# Data shown
══════════════════════════════
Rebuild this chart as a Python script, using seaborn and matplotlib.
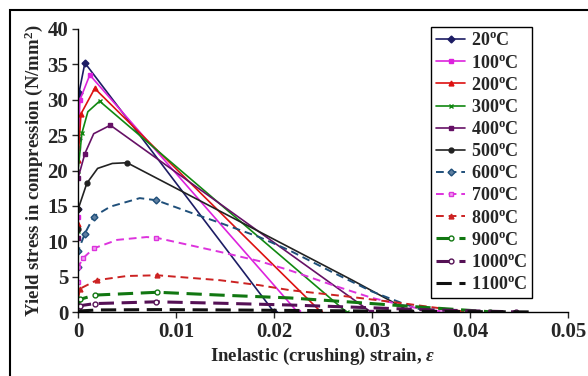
import matplotlib
matplotlib.use('Agg')
import matplotlib.pyplot as plt
from matplotlib.patches import Rectangle
import seaborn as sns

# temperatures (deg C) of each curve
temps = ['20', '100', '200', '300', '400', '500', '600', '700', '800', '900', '1000', '1100']

# inelastic strain / yield stress (N/mm2)
strain_20 = [0, 0, 0.0001, 0.0007, 0.0200]
stress_20 = [14.5, 24.5, 31.0, 35.2, 0.0]
strain_100 = [0, 0, 0.0002, 0.0012, 0.0224]
stress_100 = [13.5, 23.2, 30.0, 33.5, 0.0]
strain_200 = [0, 0, 0.0003, 0.0017, 0.0248]
stress_200 = [12.5, 21.5, 28.0, 31.6, 0.0]
strain_300 = [0, 0, 0.0004, 0.0010, 0.0022, 0.0274]
stress_300 = [11.5, 20.0, 25.3, 28.3, 29.8, 0.0]
strain_400 = [0, 0, 0.0007, 0.0016, 0.0033, 0.0299]
stress_400 = [10.5, 18.9, 22.4, 25.2, 26.4, 0.0]
strain_500 = [0, 0, 0.0009, 0.0020, 0.0035, 0.0050, 0.0280, 0.0340]
stress_500 = [11.7, 14.5, 18.2, 20.3, 21.0, 21.1, 4.5, 0.0]
strain_600 = [0, 0, 0.0007, 0.0016, 0.0033, 0.0063, 0.0080, 0.0120, 0.0145,
              0.0185, 0.0216, 0.0260, 0.0300, 0.0330, 0.0355]
stress_600 = [6.3, 8.6, 11.1, 13.5, 14.9, 16.1, 15.8, 13.8, 12.6,
              10.6, 8.7, 5.6, 2.9, 1.3, 0.1]
strain_700 = [0, 0, 0.0005, 0.0016, 0.0040, 0.0070, 0.0080, 0.0145, 0.0185,
              0.0216, 0.0260, 0.0300, 0.0340, 0.0370]
stress_700 = [4.3, 6.3, 7.6, 9.0, 10.2, 10.6, 10.5, 8.5, 7.2,
              5.9, 3.8, 2.0, 0.7, 0.1]
strain_800 = [0, 0.0002, 0.0019, 0.0050, 0.0081, 0.0145, 0.0185, 0.0216, 0.0275, 0.0328, 0.0396]
stress_800 = [1.8, 3.3, 4.5, 5.1, 5.2, 4.5, 3.8, 3.1, 2.2, 1.3, 0.05]
strain_900 = [0, 0.0002, 0.0017, 0.0081, 0.0145, 0.0216, 0.0280, 0.0350, 0.0420]
stress_900 = [0.8, 1.8, 2.4, 2.8, 2.4, 2.0, 1.4, 0.7, 0.05]
strain_1000 = [0, 0.0002, 0.0017, 0.0080, 0.0145, 0.0216, 0.0280, 0.0350, 0.0447]
stress_1000 = [0.4, 0.9, 1.2, 1.45, 1.25, 1.0, 0.7, 0.35, 0.03]
strain_1100 = [0, 0.0020, 0.0080, 0.0150, 0.0250, 0.0350, 0.0467]
stress_1100 = [0.15, 0.3, 0.35, 0.3, 0.2, 0.1, 0.02]

x_ticks = [0, 0.01, 0.02, 0.03, 0.04, 0.05]
x_tick_labels = ['0', '0.01', '0.02', '0.03', '0.04', '0.05']
y_ticks = [0, 5, 10, 15, 20, 25, 30, 35, 40]

curves = {
    '20': (strain_20, stress_20), '100': (strain_100, stress_100),
    '200': (strain_200, stress_200), '300': (strain_300, stress_300),
    '400': (strain_400, stress_400), '500': (strain_500, stress_500),
    '600': (strain_600, stress_600), '700': (strain_700, stress_700),
    '800': (strain_800, stress_800), '900': (strain_900, stress_900),
    '1000': (strain_1000, stress_1000), '1100': (strain_1100, stress_1100),
}

# color, linestyle, linewidth, marker, marker face, markevery
styles = {
    '20':   ('#1c1c64', '-', 1.2, 'D', '#1c1c64', None),
    '100':  ('#dd22dd', '-', 1.2, 's', '#dd22dd', None),
    '200':  ('#dd1111', '-', 1.2, '^', '#dd1111', None),
    '300':  ('#118811', '-', 1.2, 'x', '#118811', [0, 1, 2, 4, 5]),
    '400':  ('#661166', '-', 1.2, 's', '#661166', [0, 1, 2, 4, 5]),
    '500':  ('#222222', '-', 1.2, 'o', '#222222', [0, 1, 2, 5, 7]),
    '600':  ('#1f4f7a', (0, (4, 2.5)), 1.4, 'D', '#5f7fa0', [0, 1, 2, 3, 6, 14]),
    '700':  ('#dd33dd', (0, (4, 2.5)), 1.4, 's', '#f0a0f0', [0, 1, 2, 3, 6, 13]),
    '800':  ('#cc2222', (0, (4, 2.5)), 1.4, '^', '#cc2222', [0, 1, 2, 4, 10]),
    '900':  ('#117711', (0, (5, 2.5)), 2.2, 'o', 'white', [0, 1, 2, 3, 8]),
    '1000': ('#551155', (0, (5, 2.5)), 2.2, 'o', 'white', [0, 1, 2, 3, 8]),
    '1100': ('#111111', (0, (5, 2.5)), 2.2, None, 'none', None),
}

sns.set_style('ticks')
plt.rcParams['font.family'] = ['Liberation Serif', 'DejaVu Serif']
plt.rcParams['font.weight'] = 'bold'
plt.rcParams['mathtext.fontset'] = 'custom'
plt.rcParams['mathtext.rm'] = 'Liberation Serif:bold'
plt.rcParams['mathtext.bf'] = 'Liberation Serif:bold'
plt.rcParams['mathtext.it'] = 'Liberation Serif:italic:bold'

fig = plt.figure(figsize=(5.88, 3.76), dpi=100)
ax = fig.add_axes([0.1327, 0.170, 0.8333, 0.753])

for t in temps:
    xs, ys = curves[t]
    color, ls, lw, marker, mfc, every = styles[t]
    kws = dict(color=color, linestyle=ls, linewidth=lw)
    if marker:
        kws.update(marker=marker, markersize=3.5, markerfacecolor=mfc,
                   markeredgecolor=color, markeredgewidth=1.0, markevery=every)
    sns.lineplot(x=xs, y=ys, ax=ax, estimator=None, sort=False,
                 label=t + '$^{\\mathbf{o}}$C', **kws)

ax.set_xlim(0, 0.05)
ax.set_ylim(0, 40)
ax.set_xticks(x_ticks)
ax.set_xticklabels(x_tick_labels)
ax.set_yticks(y_ticks)
ax.tick_params(direction='out', length=4, width=1, labelsize=15, pad=3)
for lab in ax.get_xticklabels() + ax.get_yticklabels():
    lab.set_fontweight('bold')
for s in ['top', 'right']:
    ax.spines[s].set_visible(False)
for s in ['left', 'bottom']:
    ax.spines[s].set_linewidth(1.0)
    ax.spines[s].set_color('black')

ax.set_xlabel('Inelastic (crushing) strain, $\\varepsilon$', fontsize=13.5,
              fontweight='bold', labelpad=3)
ax.set_ylabel('Yield stress in compression (N/mm$^\\mathbf{2}$)', fontsize=13.5,
              fontweight='bold', labelpad=2)

leg = ax.legend(loc='upper left', bbox_to_anchor=(0.72, 1.007), fontsize=13,
                frameon=True, fancybox=False, framealpha=1, edgecolor='black',
                handlelength=1.6, handletextpad=0.3, labelspacing=0.285,
                borderpad=0.3, borderaxespad=0)
leg.get_frame().set_linewidth(1.0)

# outer frame of the figure
fig.patches.append(Rectangle((10 / 588, -0.1), 1.2, 1.1 - 10 / 376,
                             transform=fig.transFigure, fill=False,
                             edgecolor='black', linewidth=1.5))

plt.savefig('out.png', dpi=100)
plt.close()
══════════════════════════════
Write out the data precisely as given, excluding the pictures.

Rebuild this chart as a Python script, using seaborn and matplotlib.
import matplotlib
matplotlib.use('Agg')
import matplotlib.pyplot as plt
from matplotlib.patches import Rectangle
import seaborn as sns

# temperatures (deg C) of each curve
temps = ['20', '100', '200', '300', '400', '500', '600', '700', '800', '900', '1000', '1100']

# inelastic strain / yield stress (N/mm2)
strain_20 = [0, 0, 0.0001, 0.0007, 0.0200]
stress_20 = [14.5, 24.5, 31.0, 35.2, 0.0]
strain_100 = [0, 0, 0.0002, 0.0012, 0.0224]
stress_100 = [13.5, 23.2, 30.0, 33.5, 0.0]
strain_200 = [0, 0, 0.0003, 0.0017, 0.0248]
stress_200 = [12.5, 21.5, 28.0, 31.6, 0.0]
strain_300 = [0, 0, 0.0004, 0.0010, 0.0022, 0.0274]
stress_300 = [11.5, 20.0, 25.3, 28.3, 29.8, 0.0]
strain_400 = [0, 0, 0.0007, 0.0016, 0.0033, 0.0299]
stress_400 = [10.5, 18.9, 22.4, 25.2, 26.4, 0.0]
strain_500 = [0, 0, 0.0009, 0.0020, 0.0035, 0.0050, 0.0280, 0.0340]
stress_500 = [11.7, 14.5, 18.2, 20.3, 21.0, 21.1, 4.5, 0.0]
strain_600 = [0, 0, 0.0007, 0.0016, 0.0033, 0.0063, 0.0080, 0.0120, 0.0145,
              0.0185, 0.0216, 0.0260, 0.0300, 0.0330, 0.0355]
stress_600 = [6.3, 8.6, 11.1, 13.5, 14.9, 16.1, 15.8, 13.8, 12.6,
              10.6, 8.7, 5.6, 2.9, 1.3, 0.1]
strain_700 = [0, 0, 0.0005, 0.0016, 0.0040, 0.0070, 0.0080, 0.0145, 0.0185,
              0.0216, 0.0260, 0.0300, 0.0340, 0.0370]
stress_700 = [4.3, 6.3, 7.6, 9.0, 10.2, 10.6, 10.5, 8.5, 7.2,
              5.9, 3.8, 2.0, 0.7, 0.1]
strain_800 = [0, 0.0002, 0.0019, 0.0050, 0.0081, 0.0145, 0.0185, 0.0216, 0.0275, 0.0328, 0.0396]
stress_800 = [1.8, 3.3, 4.5, 5.1, 5.2, 4.5, 3.8, 3.1, 2.2, 1.3, 0.05]
strain_900 = [0, 0.0002, 0.0017, 0.0081, 0.0145, 0.0216, 0.0280, 0.0350, 0.0420]
stress_900 = [0.8, 1.8, 2.4, 2.8, 2.4, 2.0, 1.4, 0.7, 0.05]
strain_1000 = [0, 0.0002, 0.0017, 0.0080, 0.0145, 0.0216, 0.0280, 0.0350, 0.0447]
stress_1000 = [0.4, 0.9, 1.2, 1.45, 1.25, 1.0, 0.7, 0.35, 0.03]
strain_1100 = [0, 0.0020, 0.0080, 0.0150, 0.0250, 0.0350, 0.0467]
stress_1100 = [0.15, 0.3, 0.35, 0.3, 0.2, 0.1, 0.02]

x_ticks = [0, 0.01, 0.02, 0.03, 0.04, 0.05]
x_tick_labels = ['0', '0.01', '0.02', '0.03', '0.04', '0.05']
y_ticks = [0, 5, 10, 15, 20, 25, 30, 35, 40]

curves = {
    '20': (strain_20, stress_20), '100': (strain_100, stress_100),
    '200': (strain_200, stress_200), '300': (strain_300, stress_300),
    '400': (strain_400, stress_400), '500': (strain_500, stress_500),
    '600': (strain_600, stress_600), '700': (strain_700, stress_700),
    '800': (strain_800, stress_800), '900': (strain_900, stress_900),
    '1000': (strain_1000, stress_1000), '1100': (strain_1100, stress_1100),
}

# color, linestyle, linewidth, marker, marker face, markevery
styles = {
    '20':   ('#1c1c64', '-', 1.2, 'D', '#1c1c64', None),
    '100':  ('#dd22dd', '-', 1.2, 's', '#dd22dd', None),
    '200':  ('#dd1111', '-', 1.2, '^', '#dd1111', None),
    '300':  ('#118811', '-', 1.2, 'x', '#118811', [0, 1, 2, 4, 5]),
    '400':  ('#661166', '-', 1.2, 's', '#661166', [0, 1, 2, 4, 5]),
    '500':  ('#222222', '-', 1.2, 'o', '#222222', [0, 1, 2, 5, 7]),
    '600':  ('#1f4f7a', (0, (4, 2.5)), 1.4, 'D', '#5f7fa0', [0, 1, 2, 3, 6, 14]),
    '700':  ('#dd33dd', (0, (4, 2.5)), 1.4, 's', '#f0a0f0', [0, 1, 2, 3, 6, 13]),
    '800':  ('#cc2222', (0, (4, 2.5)), 1.4, '^', '#cc2222', [0, 1, 2, 4, 10]),
    '900':  ('#117711', (0, (5, 2.5)), 2.2, 'o', 'white', [0, 1, 2, 3, 8]),
    '1000': ('#551155', (0, (5, 2.5)), 2.2, 'o', 'white', [0, 1, 2, 3, 8]),
    '1100': ('#111111', (0, (5, 2.5)), 2.2, None, 'none', None),
}

sns.set_style('ticks')
plt.rcParams['font.family'] = ['Liberation Serif', 'DejaVu Serif']
plt.rcParams['font.weight'] = 'bold'
plt.rcParams['mathtext.fontset'] = 'custom'
plt.rcParams['mathtext.rm'] = 'Liberation Serif:bold'
plt.rcParams['mathtext.bf'] = 'Liberation Serif:bold'
plt.rcParams['mathtext.it'] = 'Liberation Serif:italic:bold'

fig = plt.figure(figsize=(5.88, 3.76), dpi=100)
ax = fig.add_axes([0.1327, 0.170, 0.8333, 0.753])

for t in temps:
    xs, ys = curves[t]
    color, ls, lw, marker, mfc, every = styles[t]
    kws = dict(color=color, linestyle=ls, linewidth=lw)
    if marker:
        kws.update(marker=marker, markersize=3.5, markerfacecolor=mfc,
                   markeredgecolor=color, markeredgewidth=1.0, markevery=every)
    sns.lineplot(x=xs, y=ys, ax=ax, estimator=None, sort=False,
                 label=t + '$^{\\mathbf{o}}$C', **kws)

ax.set_xlim(0, 0.05)
ax.set_ylim(0, 40)
ax.set_xticks(x_ticks)
ax.set_xticklabels(x_tick_labels)
ax.set_yticks(y_ticks)
ax.tick_params(direction='out', length=4, width=1, labelsize=15, pad=3)
for lab in ax.get_xticklabels() + ax.get_yticklabels():
    lab.set_fontweight('bold')
for s in ['top', 'right']:
    ax.spines[s].set_visible(False)
for s in ['left', 'bottom']:
    ax.spines[s].set_linewidth(1.0)
    ax.spines[s].set_color('black')

ax.set_xlabel('Inelastic (crushing) strain, $\\varepsilon$', fontsize=13.5,
              fontweight='bold', labelpad=3)
ax.set_ylabel('Yield stress in compression (N/mm$^\\mathbf{2}$)', fontsize=13.5,
              fontweight='bold', labelpad=2)

leg = ax.legend(loc='upper left', bbox_to_anchor=(0.72, 1.007), fontsize=13,
                frameon=True, fancybox=False, framealpha=1, edgecolor='black',
                handlelength=1.6, handletextpad=0.3, labelspacing=0.285,
                borderpad=0.3, borderaxespad=0)
leg.get_frame().set_linewidth(1.0)

# outer frame of the figure
fig.patches.append(Rectangle((10 / 588, -0.1), 1.2, 1.1 - 10 / 376,
                             transform=fig.transFigure, fill=False,
                             edgecolor='black', linewidth=1.5))

plt.savefig('out.png', dpi=100)
plt.close()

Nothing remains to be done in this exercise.